Apparently, the report, instead of becoming the basic document for deliberations and approval at appropriate levels, has become just another input in the process of consultation. The most pertinent concern before the policy formulators is: what shall be the basic philosophy and approach to the new education policy, which would respond to the aspirations of the youth and contribute to the process of national development? It is not an easy task to harmonise ideological compulsions and evolve a policy framework acceptable to all. It is generally acknowledged that a thorough understanding of the process of knowledge creation and utilisation that developed over a couple of millennia in India could provide a sound base on which the new edifice could be constructed with confidence and hope.
Major concerns have emerged prominently. Those entrusted with the finalisation of the policy document must respond to the deterioration in the work culture in schools and institutions maintained through public funds. Revamping the kitty and procedures to update the infrastructure, cutting red tape and restoring focus on the goals deserve priority consideration. A joyful learning environment is still a dream for most schoolchildren. They deserve curriculum load reduction and better models of comprehensive assessment. Non-availability of pre-school education vastly dilutes the goal of equality of opportunity. The issue of a mother tongue as a medium needs professional handling. The seeds of skill orientation are to be sown from the initial stages. Poor or absentee institutional leadership results in enormous quality deterioration. The system of governance and management remains change-resistant and unresponsive.

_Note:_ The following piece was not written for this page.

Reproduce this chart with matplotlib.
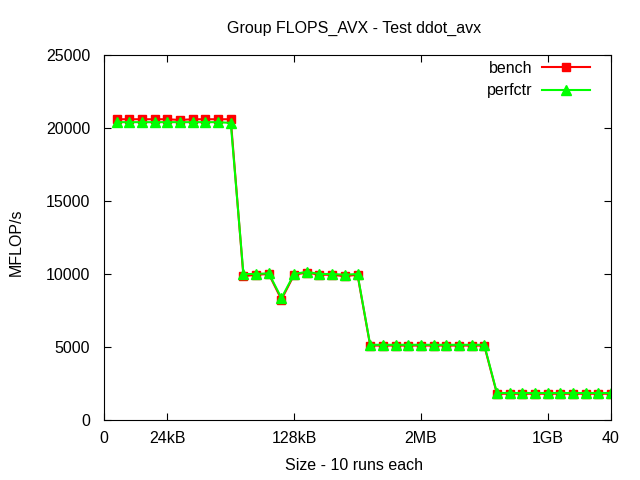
import matplotlib
matplotlib.use("Agg")
import matplotlib.pyplot as plt

plt.rcParams['font.family'] = ['Liberation Sans', 'DejaVu Sans']

x = list(range(1, 41))
bench = [20600, 20600, 20600, 20600, 20600, 20550, 20600, 20600, 20600, 20600,
         9850, 9950, 10000, 8250, 9950, 10100, 9950, 9950, 9850, 9950,
         5100, 5100, 5100, 5100, 5100, 5100, 5100, 5100, 5100, 5100,
         1800, 1800, 1800, 1800, 1800, 1800, 1800, 1800, 1800, 1800]
perfctr = [20400, 20400, 20400, 20400, 20400, 20400, 20400, 20400, 20400, 20350,
           10000, 10000, 10050, 8350, 10000, 10150, 10000, 10000, 9950, 10000,
           5150, 5150, 5150, 5150, 5150, 5150, 5150, 5150, 5150, 5150,
           1850, 1850, 1850, 1850, 1850, 1850, 1850, 1850, 1850, 1850]
xticks = [0, 5, 15, 25, 35, 40]
xticklabels = ['0', '24kB', '128kB', '2MB', '1GB', '40']
yticks = [0, 5000, 10000, 15000, 20000, 25000]

FS = 11.5
fig = plt.figure(figsize=(6.4, 4.8), dpi=100)
ax = fig.add_axes([104/640, 60/480, 507/640, 365/480])
ax.plot(x, bench, color='#ff0000', lw=1.5, marker='s', ms=5.5, label='bench')
ax.plot(x, perfctr, color='#00ff00', lw=1.5, marker='^', ms=6.5, label='perfctr')
ax.set_xlim(0, 40)
ax.set_ylim(0, 25000)
ax.set_xticks(xticks)
ax.set_xticklabels(xticklabels)
ax.set_yticks(yticks)
ax.tick_params(direction='in', top=True, right=True, labelsize=FS, length=5)
ax.tick_params(axis='y', pad=10)
ax.tick_params(axis='x', pad=8)
fig.text(354/640, 1 - 28/480, 'Group FLOPS_AVX - Test ddot_avx', fontsize=FS,
         ha='center', va='center')
fig.text(354/640, 1 - 465/480, 'Size - 10 runs each', fontsize=FS,
         ha='center', va='center')
fig.text(16/640, 1 - 242/480, 'MFLOP/s', fontsize=FS, rotation=90,
         ha='center', va='center')
ax.legend(loc='upper right', frameon=False, markerfirst=False, fontsize=FS,
          handlelength=3.0, handletextpad=0.6, borderaxespad=0, borderpad=0,
          labelspacing=0.45, bbox_to_anchor=(1 - 21/507, 1 - 6/365))
fig.savefig('out.png', dpi=100)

The formulation and implementation of the new education policy can’t be delayed further. A pragmatic plan of action must respond to the concerns of equality of access and success, learner attainments, skill acquisition, new pedagogy and ICT, employability, assessment procedures, teacher preparation and recruitment, institutional development and networking, upgradation of research facilities, and exodus abroad of the talented. Every precaution should be in place to ensure that the system is energised to achieve the targets in time. Corruption corrodes initiatives, and the education system suffers its onslaught at every stage. It must be confronted with determination.